Un mercato europeo euforico rischia il contraccolpo

La minaccia tariffaria arriva in un momento particolarmente delicato per l’Europa. Da inizio anno, l’euro ha guadagnato oltre l’11 per cento contro il dollaro, mentre l’indice azionario EURO STOXX 600 ha registrato una performance superiore a quella dell’S&P 500, con un incremento del 10 per cento. Il sentiment degli investitori verso l’Europa non era così positivo da anni.

Secondo il sondaggio di luglio di Bank of America, il 44 per cento dei fund manager europei prevede un miglioramento della crescita dell’eurozona nei prossimi 12 mesi, spinti soprattutto dal piano infrastrutturale tedesco da 500 miliardi di euro e dall’espansione fiscale in corso.

Anche il posizionamento degli investitori è al massimo da quattro anni, con un sovrappeso netto del 41 per cento sulle azioni europee. L’euro, secondo la banca, è fortemente ipercomprato, con livelli che non si vedevano dal 2005.

Ma proprio questo ottimismo potrebbe diventare il tallone d’Achille del mercato. Se i dazi entrassero in vigore, l’effetto psicologico – prima ancora di quello economico – rischierebbe di innescare vendite rapide, revisione delle stime di crescita e fuga dai titoli ciclici più esposti alle esportazioni.

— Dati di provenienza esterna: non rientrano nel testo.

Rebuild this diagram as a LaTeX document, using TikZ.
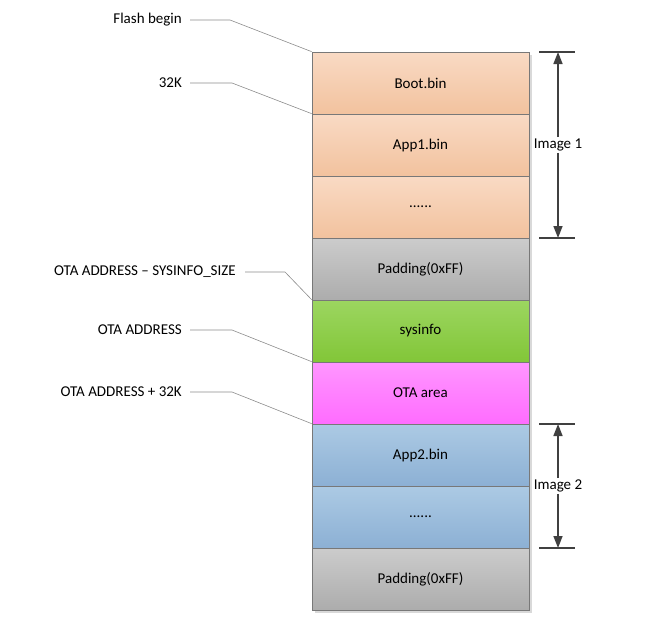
\documentclass[tikz,border=0pt]{standalone}
\usepackage{fontspec}
\setmainfont{Carlito}
\usetikzlibrary{arrows.meta,shadows}
\definecolor{peachT}{RGB}{249,218,196}
\definecolor{peachB}{RGB}{242,194,158}
\definecolor{grayT}{RGB}{204,204,204}
\definecolor{grayB}{RGB}{172,172,172}
\definecolor{greenT}{RGB}{156,214,96}
\definecolor{greenB}{RGB}{130,198,56}
\definecolor{pinkT}{RGB}{255,150,255}
\definecolor{pinkB}{RGB}{255,108,255}
\definecolor{blueT}{RGB}{172,202,228}
\definecolor{blueB}{RGB}{140,176,212}
\definecolor{edge}{RGB}{120,120,120}
\definecolor{leadc}{RGB}{140,140,140}
\definecolor{arrc}{RGB}{64,64,64}
\tikzset{
  memrow/.style={draw=edge, line width=0.7pt, minimum width=217pt, minimum height=62pt,
    inner sep=0pt, font=\fontsize{15}{18}\selectfont,
    drop shadow={shadow xshift=2.5pt, shadow yshift=-2.5pt, fill=black!25, opacity=0.6}},
  peach/.style={memrow, top color=peachT, bottom color=peachB},
  grayrow/.style={memrow, top color=grayT, bottom color=grayB},
  greenrow/.style={memrow, top color=greenT, bottom color=greenB},
  pinkrow/.style={memrow, top color=pinkT, bottom color=pinkB},
  bluerow/.style={memrow, top color=blueT, bottom color=blueB},
  addr/.style={anchor=east, inner sep=0pt, font=\fontsize{15}{18}\selectfont},
  leader/.style={draw=leadc, line width=0.6pt},
  tick/.style={draw=arrc, line width=1.6pt},
  dimarrow/.style={draw=arrc, line width=1.6pt, -{Triangle[length=12pt,width=9pt]}},
  imglabel/.style={fill=white, inner sep=1.5pt, font=\fontsize{15}{18}\selectfont},
}
\begin{document}
\begin{tikzpicture}[x=1pt,y=-1pt]
\useasboundingbox (0,0) rectangle (669,624);
% memory rows
\node[peach]    (r1) at (420.5,83)  {Boot.bin};
\node[peach]    (r2) at (420.5,145) {App1.bin};
\node[peach]    (r3) at (420.5,207) {......};
\node[grayrow]  (r4) at (420.5,269) {Padding(0xFF)};
\node[greenrow] (r5) at (420.5,331) {sysinfo};
\node[pinkrow]  (r6) at (420.5,393) {OTA area};
\node[bluerow]  (r7) at (420.5,455) {App2.bin};
\node[bluerow]  (r8) at (420.5,517) {......};
\node[grayrow]  (r9) at (420.5,579) {Padding(0xFF)};
% address labels
\node[addr] (a1) at (182,20)  {Flash begin};
\node[addr] (a2) at (182,83)  {32K};
\node[addr] (a3) at (236,272) {OTA ADDRESS – SYSINFO\_SIZE};
\node[addr] (a4) at (182,330) {OTA ADDRESS};
\node[addr] (a5) at (182,392) {OTA ADDRESS + 32K};
\draw[leader] ([xshift=8pt]a1.east) -- ++(40,0) -- (r1.north west);
\draw[leader] ([xshift=8pt]a2.east) -- ++(42,0) -- (r2.north west);
\draw[leader] ([xshift=9pt]a3.east) -- ++(40,0) -- (r5.north west);
\draw[leader] ([xshift=8pt]a4.east) -- ++(42,0) -- (r6.north west);
\draw[leader] ([xshift=8pt]a5.east) -- ++(42,0) -- (r7.north west);
% image 1 dimension
\coordinate (t1a) at (539,52);  \coordinate (t1b) at (575,52);
\coordinate (b1a) at (539,238); \coordinate (b1b) at (575,238);
\draw[tick] (t1a) -- (t1b);
\draw[tick] (b1a) -- (b1b);
\node[imglabel] (i1) at (558,145) {Image 1};
\draw[dimarrow] (i1.north) -- (558,52);
\draw[dimarrow] (i1.south) -- (558,238);
% image 2 dimension
\coordinate (t2a) at (539,424); \coordinate (t2b) at (575,424);
\coordinate (b2a) at (539,548); \coordinate (b2b) at (575,548);
\draw[tick] (t2a) -- (t2b);
\draw[tick] (b2a) -- (b2b);
\node[imglabel] (i2) at (558,486) {Image 2};
\draw[dimarrow] (i2.north) -- (558,424);
\draw[dimarrow] (i2.south) -- (558,548);
\end{tikzpicture}
\end{document}
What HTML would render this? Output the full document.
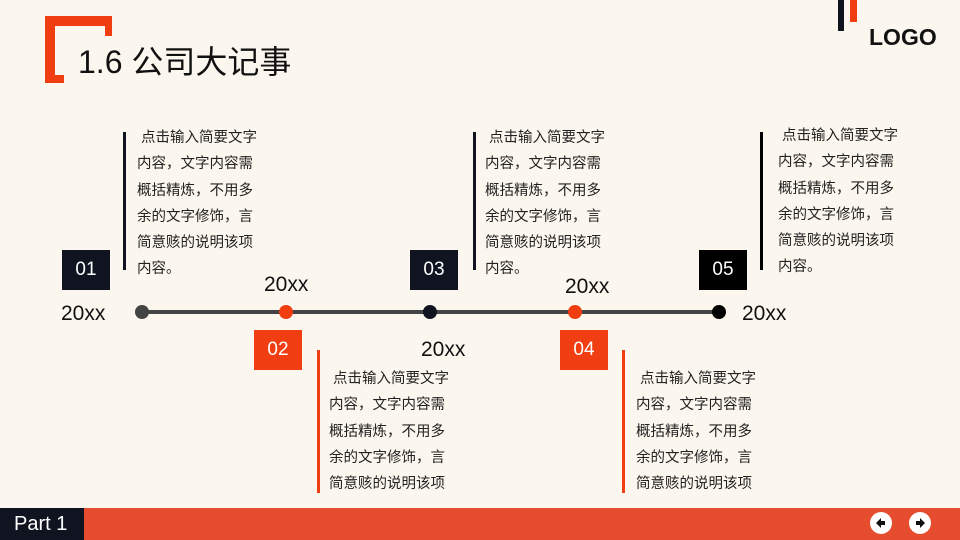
<!DOCTYPE html>
<html><head><meta charset="utf-8">
<style>
*{margin:0;padding:0;box-sizing:border-box}
body{width:960px;height:540px;overflow:hidden;background:#fcf7ee;position:relative;font-family:"Liberation Sans","Noto Sans CJK SC",sans-serif;}
.a{position:absolute}
.box{position:absolute;width:48px;height:40px;color:#fff;font-size:19px;text-align:center;line-height:40px}
.d{background:#0f1420}
.o{background:#f03e12}
.yr{position:absolute;font-size:21px;color:#111;line-height:24px}
.txt{position:absolute;font-size:14.5px;line-height:26.3px;color:#222;white-space:nowrap}
.dot{position:absolute;width:14px;height:14px;border-radius:50%;top:305px}
</style></head><body>
<div class="a" style="left:45px;top:16px;width:10px;height:67px;background:#f03e12"></div>
<div class="a" style="left:45px;top:16px;width:67px;height:10px;background:#f03e12"></div>
<div class="a" style="left:105px;top:16px;width:7px;height:20px;background:#f03e12"></div>
<div class="a" style="left:45px;top:75px;width:19px;height:8px;background:#f03e12"></div>
<div class="a" style="left:78px;top:43px;font-size:32px;color:#111;line-height:38px">1.6 公司大记事</div>
<div class="a" style="left:838px;top:0;width:6px;height:31px;background:#0f1420"></div>
<div class="a" style="left:850px;top:0;width:7px;height:22px;background:#f03e12"></div>
<div class="a" style="left:869px;top:24px;font-size:23px;font-weight:bold;color:#111;line-height:26px">LOGO</div>
<div class="a" style="left:142px;top:310px;width:577px;height:4px;background:#444"></div>
<div class="dot" style="left:135px;background:#444"></div>
<div class="dot" style="left:279px;background:#f03e12"></div>
<div class="dot" style="left:423px;background:#0f1420"></div>
<div class="dot" style="left:568px;background:#f03e12"></div>
<div class="dot" style="left:712px;background:#000"></div>
<div class="box d" style="left:62px;top:250px">01</div>
<div class="box d" style="left:410px;top:250px">03</div>
<div class="box" style="left:699px;top:250px;background:#000">05</div>
<div class="box o" style="left:254px;top:330px">02</div>
<div class="box o" style="left:560px;top:330px">04</div>
<div class="yr" style="left:61px;top:302px">20xx</div>
<div class="yr" style="left:264px;top:273px">20xx</div>
<div class="yr" style="left:421px;top:338px">20xx</div>
<div class="yr" style="left:565px;top:275px">20xx</div>
<div class="yr" style="left:742px;top:302px">20xx</div>
<div class="a" style="left:123px;top:132px;width:3px;height:138px;background:#0f1420"></div>
<div class="txt" style="left:137px;top:125px">&nbsp;点击输入简要文字<br>内容，文字内容需<br>概括精炼，不用多<br>余的文字修饰，言<br>简意赅的说明该项<br>内容。</div>
<div class="a" style="left:473px;top:132px;width:3px;height:138px;background:#0f1420"></div>
<div class="txt" style="left:485px;top:125px">&nbsp;点击输入简要文字<br>内容，文字内容需<br>概括精炼，不用多<br>余的文字修饰，言<br>简意赅的说明该项<br>内容。</div>
<div class="a" style="left:760px;top:132px;width:3px;height:138px;background:#000"></div>
<div class="txt" style="left:778px;top:123px">&nbsp;点击输入简要文字<br>内容，文字内容需<br>概括精炼，不用多<br>余的文字修饰，言<br>简意赅的说明该项<br>内容。</div>
<div class="a" style="left:317px;top:350px;width:3px;height:143px;background:#f03e12"></div>
<div class="txt" style="left:329px;top:366px">&nbsp;点击输入简要文字<br>内容，文字内容需<br>概括精炼，不用多<br>余的文字修饰，言<br>简意赅的说明该项</div>
<div class="a" style="left:622px;top:350px;width:3px;height:143px;background:#f03e12"></div>
<div class="txt" style="left:636px;top:366px">&nbsp;点击输入简要文字<br>内容，文字内容需<br>概括精炼，不用多<br>余的文字修饰，言<br>简意赅的说明该项</div>
<div class="a" style="left:0;top:508px;width:960px;height:32px;background:#e64c2e"></div>
<div class="a" style="left:0;top:508px;width:84px;height:32px;background:#0f1420;color:#fff;font-size:20px;line-height:32px;padding-left:14px">Part 1</div>
<svg class="a" style="left:868px;top:511px" width="66" height="26">
<circle cx="13" cy="12" r="11" fill="#fff"/>
<path d="M8 12 L13 7 L13 10 L17 10 L17 14 L13 14 L13 17 Z" fill="#111"/>
<circle cx="52" cy="12" r="11" fill="#fff"/>
<path d="M57 12 L52 7 L52 10 L48 10 L48 14 L52 14 L52 17 Z" fill="#111"/>
</svg>
</body></html>
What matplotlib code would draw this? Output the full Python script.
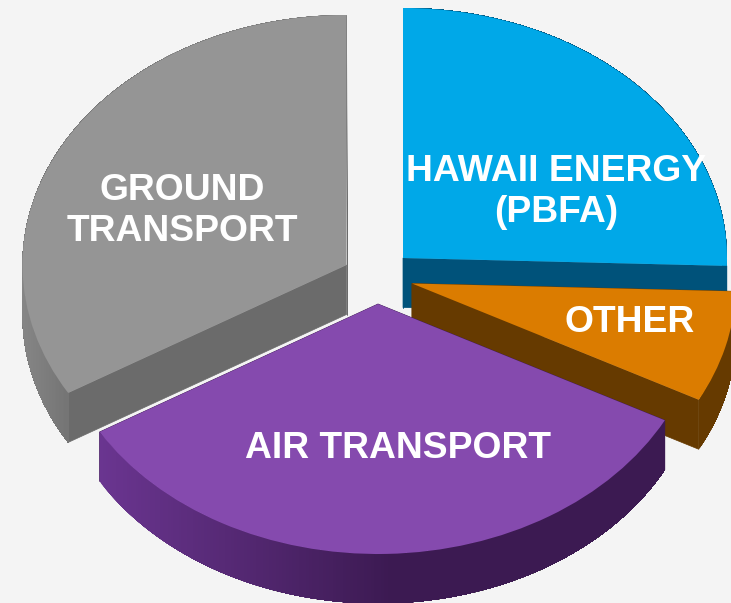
import numpy as np
import matplotlib
matplotlib.use("Agg")
import matplotlib.pyplot as plt
from matplotlib.patches import Wedge, Polygon
from matplotlib.transforms import Affine2D
from matplotlib.colors import to_rgb

plt.rcParams['font.family'] = ['Liberation Sans', 'DejaVu Sans']

# data (share of total, clockwise from 12 o'clock)
categories = ["HAWAII ENERGY\n(PBFA)", "OTHER", "AIR TRANSPORT", "GROUND\nTRANSPORT"]
values = [25.5, 7.2, 33.75, 33.55]

# style
top_colors = ["#00a8e8", "#db7c00", "#854aae", "#959595"]
face_colors = ["#00527a", "#663a00", "#3f1a55", "#6b6b6b"]
rim_start = ["#00527a", "#663a00", "#6a3590", "#868686"]
rim_end = ["#00527a", "#663a00", "#3c1a52", "#747474"]
rim_span = [(403, 727), (412, 731), (100, 390), (22, 68)]
apex = [(403, 258), (412, 283.5), (378, 304), (346.5, 265)]
label_pos = [(556, 192), (630, 322.5), (398, 449), (182, 211)]
RX, RY, DEPTH = 324, 250, 49.5
BG = "#f4f4f4"
draw_order = [0, 3, 1, 2]

fig = plt.figure(figsize=(7.31, 6.03), dpi=100, facecolor=BG)
ax = fig.add_axes([0, 0, 1, 1])
ax.set_xlim(0, 731)
ax.set_ylim(603, 0)
ax.axis("off")

edges = 90 - np.cumsum([0] + values) / sum(values) * 360


def mix(a, b, t):
    a, b = np.array(to_rgb(a)), np.array(to_rgb(b))
    return tuple(a + (b - a) * t)


for layer, i in enumerate(draw_order):
    z = layer * 3
    cx, cy = apex[i]
    a1, a0 = edges[i + 1], edges[i]
    th = np.radians(np.linspace(a1, a0, 200))
    x = cx + RX * np.cos(th)
    y = cy - RY * np.sin(th)

    # flat radial faces
    for k in (0, -1):
        ax.add_patch(Polygon([(cx, cy), (x[k], y[k]), (x[k], y[k] + DEPTH), (cx, cy + DEPTH)],
                             closed=True, fc=face_colors[i], ec=face_colors[i], lw=0.5,
                             zorder=z + 1))

    # rim: each strip runs on to the arc's end, so no seams show between strips
    span0, span1 = rim_span[i]
    for j in range(len(th) - 1):
        t = np.clip((x[j] - span0) / (span1 - span0), 0, 1)
        c = mix(rim_start[i], rim_end[i], t)
        pts = list(zip(x[j:], y[j:])) + list(zip(x[j:][::-1], y[j:][::-1] + DEPTH))
        ax.add_patch(Polygon(pts, closed=True, fc=c, ec="none", zorder=z + 2))

    # top surface
    tr = Affine2D().scale(RX, -RY).translate(cx, cy) + ax.transData
    ax.add_patch(Wedge((0, 0), 1, a1, a0, fc=top_colors[i], ec="none", transform=tr,
                       zorder=z + 3))

for name, (lx, ly) in zip(categories, label_pos):
    ax.text(lx, ly, name, color="white", fontsize=26.8, fontweight="bold", ha="center",
            va="center", linespacing=1.2, zorder=30)

fig.savefig("out.png", dpi=100, facecolor=BG)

L’Europa tra aspettative e fragilità

La ripresa dell’Europa si regge oggi su una delicata combinazione di stimoli fiscali, fiducia dei mercati e stabilità geopolitica. La minaccia di una guerra commerciale con gli Stati Uniti rappresenta una crepa pericolosa in questo equilibrio.

L’Ue, pur cercando il dialogo, si prepara alla battaglia. L’efficacia della risposta europea dipenderà dalla capacità di mantenere la coesione interna, difendere i propri interessi senza esasperare le tensioni e, soprattutto, preservare la fiducia degli investitori.

In gioco non c’è solo la bilancia commerciale, ma la credibilità economica del continente.